ISAAC MIZRAHI'S MINT CHOCOLATE CHIP ICE CREAM



Isaac Mizrahi's Mint Chocolate Chip Ice Cream image

Provided by Isaac Mizrahi

Categories     Milk/Cream     Ice Cream Machine     Chocolate     Herb     Dessert     Vegetarian     Frozen Dessert     Mint     Kidney Friendly     Pescatarian     Wheat/Gluten-Free     Peanut Free     Tree Nut Free     Soy Free     Kosher

Yield Makes about 1 1/2 quarts

Number Of Ingredients 10

6 large egg yolks
3/4 cup sugar
2 cups whole milk
2 cups fresh mint leaves, loosely packed
1 cup heavy cream
3 drops green food coloring
4 ounces bittersweet chocolate, coarsely chopped
4 ounces semisweet chocolate, coarsely chopped
Special Equipment
ice cream maker

Steps:

  • In large bowl, whisk together egg yolks and 1/2 cup sugar.
  • In heavy medium saucepan over moderately low heat, stir together milk, remaining 1/4 cup sugar, and mint.
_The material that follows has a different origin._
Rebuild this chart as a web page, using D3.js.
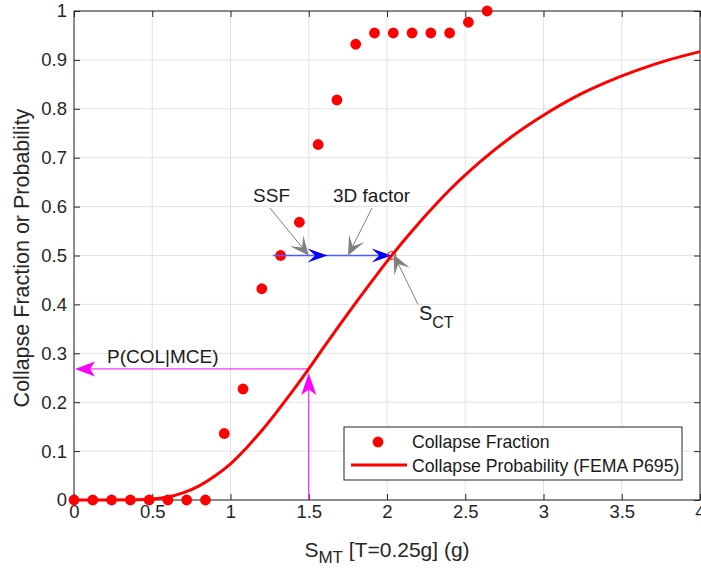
<!DOCTYPE html>
<html>
<head>
<meta charset="utf-8">
<script src="https://cdn.jsdelivr.net/npm/d3@7"></script>
<style>
  body { margin: 0; background: #fff; }
  svg { display: block; font-family: "Liberation Sans", Arial, sans-serif; }
</style>
</head>
<body>
<svg width="701" height="568"></svg>
<script>
// collapse fraction points (IDA record counts / 44)
var fracX = [0, 0.12, 0.24, 0.36, 0.48, 0.6, 0.72, 0.84, 0.96, 1.08, 1.2, 1.32,
             1.44, 1.56, 1.68, 1.8, 1.92, 2.04, 2.16, 2.28, 2.4, 2.52, 2.64];
var fracY = [0, 0, 0, 0, 0, 0, 0, 0, 0.136, 0.227, 0.432, 0.5,
             0.568, 0.727, 0.818, 0.932, 0.955, 0.955, 0.955, 0.955, 0.955, 0.977, 1.0];

// fitted collapse probability curve
var curveX = [0, 0.2, 0.4, 0.5, 0.6, 0.7, 0.8, 0.9, 1.0, 1.1, 1.2, 1.3, 1.4, 1.5,
              1.6, 1.7, 1.8, 1.9, 2.0, 2.2, 2.4, 2.6, 2.8, 3.0, 3.2, 3.4, 3.6, 3.8, 4.0];
var curveY = [0, 0, 0.0005, 0.002, 0.006, 0.015, 0.029, 0.049, 0.074, 0.106, 0.142, 0.182, 0.224, 0.268,
              0.314, 0.359, 0.403, 0.446, 0.488, 0.565, 0.634, 0.693, 0.744, 0.787, 0.824, 0.854, 0.879, 0.900, 0.917];

var xTicks = [0, 0.5, 1, 1.5, 2, 2.5, 3, 3.5, 4];
var yTicks = [0, 0.1, 0.2, 0.3, 0.4, 0.5, 0.6, 0.7, 0.8, 0.9, 1];

var sMCE = 1.5, pMCE = 0.268, sCT = 2.03;
var ssfStart = 1.27, ssfEnd = 1.62;

var svg = d3.select("svg");
var pL = 74, pR = 700, pT = 11, pB = 500;

var x = d3.scaleLinear().domain([0, 4]).range([pL, pR]);
var y = d3.scaleLinear().domain([0, 1]).range([pB, pT]);

var axisColor = "#262626";

// grid
svg.append("g").selectAll("line")
    .data(xTicks).enter().append("line")
    .attr("x1", function(d){return x(d);}).attr("x2", function(d){return x(d);})
    .attr("y1", pT).attr("y2", pB)
    .attr("stroke", "#e3e3e3").attr("stroke-width", 1);
svg.append("g").selectAll("line")
    .data(yTicks).enter().append("line")
    .attr("y1", function(d){return y(d);}).attr("y2", function(d){return y(d);})
    .attr("x1", pL).attr("x2", pR)
    .attr("stroke", "#e3e3e3").attr("stroke-width", 1);

// axes (MATLAB style, ticks inside, box)
var fmt = function(d){ return d3.format("")(d); };
svg.append("g")
    .attr("transform", "translate(0," + pB + ")")
    .call(d3.axisBottom(x).tickValues(xTicks).tickSize(-6).tickPadding(5).tickFormat(fmt))
    .call(function(g){ g.select(".domain").remove(); });
svg.append("g")
    .attr("transform", "translate(" + pL + ",0)")
    .call(d3.axisLeft(y).tickValues(yTicks).tickSize(-6).tickPadding(7).tickFormat(fmt))
    .call(function(g){ g.select(".domain").remove(); });
svg.append("g")
    .attr("transform", "translate(0," + pT + ")")
    .call(d3.axisTop(x).tickValues(xTicks).tickSize(-6).tickFormat(""))
    .call(function(g){ g.select(".domain").remove(); });
svg.append("g")
    .attr("transform", "translate(" + pR + ",0)")
    .call(d3.axisRight(y).tickValues(yTicks).tickSize(-6).tickFormat(""))
    .call(function(g){ g.select(".domain").remove(); });

svg.selectAll(".tick line").attr("stroke", axisColor);
svg.selectAll(".tick text")
    .attr("fill", axisColor)
    .style("font-size", "18.5px")
    .style("font-family", "Liberation Sans, Arial, sans-serif");

svg.append("rect")
    .attr("x", pL).attr("y", pT)
    .attr("width", pR - pL).attr("height", pB - pT)
    .attr("fill", "none").attr("stroke", axisColor).attr("stroke-width", 1);

// arrowhead helper (MATLAB 'vback2' style)
function arrowHead(g, tx, ty, ang, len, hw, notch, color) {
    var c = Math.cos(ang), s = Math.sin(ang);
    function pt(a, b) { return [tx + a * c - b * s, ty + a * s + b * c]; }
    var p = [pt(0, 0), pt(-len, hw), pt(-len * notch, 0), pt(-len, -hw)];
    g.append("path")
        .attr("d", "M" + p.map(function(q){return q[0] + "," + q[1];}).join("L") + "Z")
        .attr("fill", color).attr("stroke", "none");
}
function arrow(g, x1, y1, x2, y2, color, w, len, hw, notch) {
    var ang = Math.atan2(y2 - y1, x2 - x1);
    g.append("line")
        .attr("x1", x1).attr("y1", y1)
        .attr("x2", x2 - Math.cos(ang) * len * notch).attr("y2", y2 - Math.sin(ang) * len * notch)
        .attr("stroke", color).attr("stroke-width", w);
    arrowHead(g, x2, y2, ang, len, hw, notch, color);
}

var ann = svg.append("g");

// P(COL|MCE) magenta arrows
arrow(ann, x(sMCE), y(0), x(sMCE), y(pMCE) + 4, "#ff00ff", 1, 22, 7.5, 0.75);
arrow(ann, x(sMCE), y(pMCE), x(0) + 1, y(pMCE), "#ff00ff", 1, 20, 7.5, 0.75);

// collapse probability curve
var line = d3.line()
    .x(function(d){return x(d[0]);})
    .y(function(d){return y(d[1]);})
    .curve(d3.curveMonotoneX);
svg.append("path")
    .datum(curveX.map(function(d, i){return [d, curveY[i]];}))
    .attr("d", line)
    .attr("fill", "none")
    .attr("stroke", "#ff0000")
    .attr("stroke-width", 3);

// collapse fraction dots
svg.append("g").selectAll("circle")
    .data(fracX.map(function(d, i){return [d, fracY[i]];}))
    .enter().append("circle")
    .attr("cx", function(d){return x(d[0]);})
    .attr("cy", function(d){return y(d[1]);})
    .attr("r", 5.4)
    .attr("fill", "#ff0000");

// SSF and 3D factor blue arrows
var blue = svg.append("g");
blue.append("line")
    .attr("x1", x(ssfStart)).attr("x2", x(sCT) - 10)
    .attr("y1", y(0.5)).attr("y2", y(0.5))
    .attr("stroke", "#4d5cff").attr("stroke-width", 1.5);
arrowHead(blue, x(ssfEnd), y(0.5), 0, 20, 7, 0.62, "#0000ff");
arrowHead(blue, x(sCT), y(0.5), 0, 20, 7, 0.62, "#0000ff");

// S_CT open circle
svg.append("circle")
    .attr("cx", x(sCT)).attr("cy", y(0.5)).attr("r", 4)
    .attr("fill", "none").attr("stroke", "#ff0000").attr("stroke-width", 1);

// gray pointer arrows
var gray = svg.append("g");
arrow(gray, x(1.252), y(0.597), x(1.50), y(0.5), "#808080", 1, 19, 8.5, 0.55);
arrow(gray, x(1.904), y(0.597), x(1.751), y(0.5), "#808080", 1, 19, 8.5, 0.55);
arrow(gray, x(2.198), y(0.40), x(sCT) + 2, y(0.5) - 1, "#808080", 1, 19, 8.5, 0.55);

// annotation text
var txt = svg.append("g").attr("fill", "#1a1a1a").style("font-size", "19px");
txt.append("text").attr("x", x(1.144)).attr("y", y(0.61)).text("SSF");
txt.append("text").attr("x", x(1.655)).attr("y", y(0.61)).text("3D factor");
txt.append("text").attr("x", x(0.211)).attr("y", y(0.281)).text("P(COL|MCE)");
var sct = txt.append("text").attr("x", x(2.204)).attr("y", y(0.368));
sct.append("tspan").style("font-size", "20px").text("S");
sct.append("tspan").attr("dy", 8).style("font-size", "16px").text("CT");

// legend
var lg = svg.append("g");
lg.append("rect")
    .attr("x", 344).attr("y", 427).attr("width", 338).attr("height", 53)
    .attr("fill", "#fff").attr("stroke", axisColor).attr("stroke-width", 1);
lg.append("circle").attr("cx", 378).attr("cy", 442).attr("r", 5.4).attr("fill", "#ff0000");
lg.append("line").attr("x1", 351).attr("x2", 407).attr("y1", 465).attr("y2", 465)
    .attr("stroke", "#ff0000").attr("stroke-width", 3);
lg.append("text").attr("x", 412).attr("y", 448).attr("fill", "#1a1a1a")
    .style("font-size", "17.7px").text("Collapse Fraction");
lg.append("text").attr("x", 412).attr("y", 472).attr("fill", "#1a1a1a")
    .style("font-size", "17.7px").text("Collapse Probability (FEMA P695)");

// axis labels
var xl = svg.append("text")
    .attr("x", 387).attr("y", 557)
    .attr("text-anchor", "middle")
    .attr("fill", axisColor)
    .style("font-size", "21px");
xl.append("tspan").text("S");
xl.append("tspan").attr("dy", 6).style("font-size", "17px").text("MT");
xl.append("tspan").attr("dy", -6).text(" [T=0.25g] (g)");

svg.append("text")
    .attr("transform", "translate(29," + 258 + ") rotate(-90)")
    .attr("text-anchor", "middle")
    .attr("fill", axisColor)
    .style("font-size", "21.5px")
    .text("Collapse Fraction or Probability");
</script>
</body>
</html>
Heat until steaming but not boiling, then remove from heat.
  • Ladle about 1/2 cup hot milk mixture into egg yolk mixture, whisking constantly to prevent eggs from cooking, then slowly stir the egg mixture back into the hot milk, whisking constantly. Place over low heat, and cook, stirring constantly, until mixture thickens enough to coat back of spoon (finger drawn across spoon will leave clear path), 5 to 6 minutes total (do not let boil or custard will curdle). Strain through fine-mesh sieve into large bowl, pressing on and then discarding solids. Whisk in heavy cream and food coloring. Cover and chill until cold, at least 6 hours or overnight.
  • Process custard in ice cream maker, adding chopped chocolate during last minute of churning. Transfer to airtight container and freeze until hard, about 3 hours.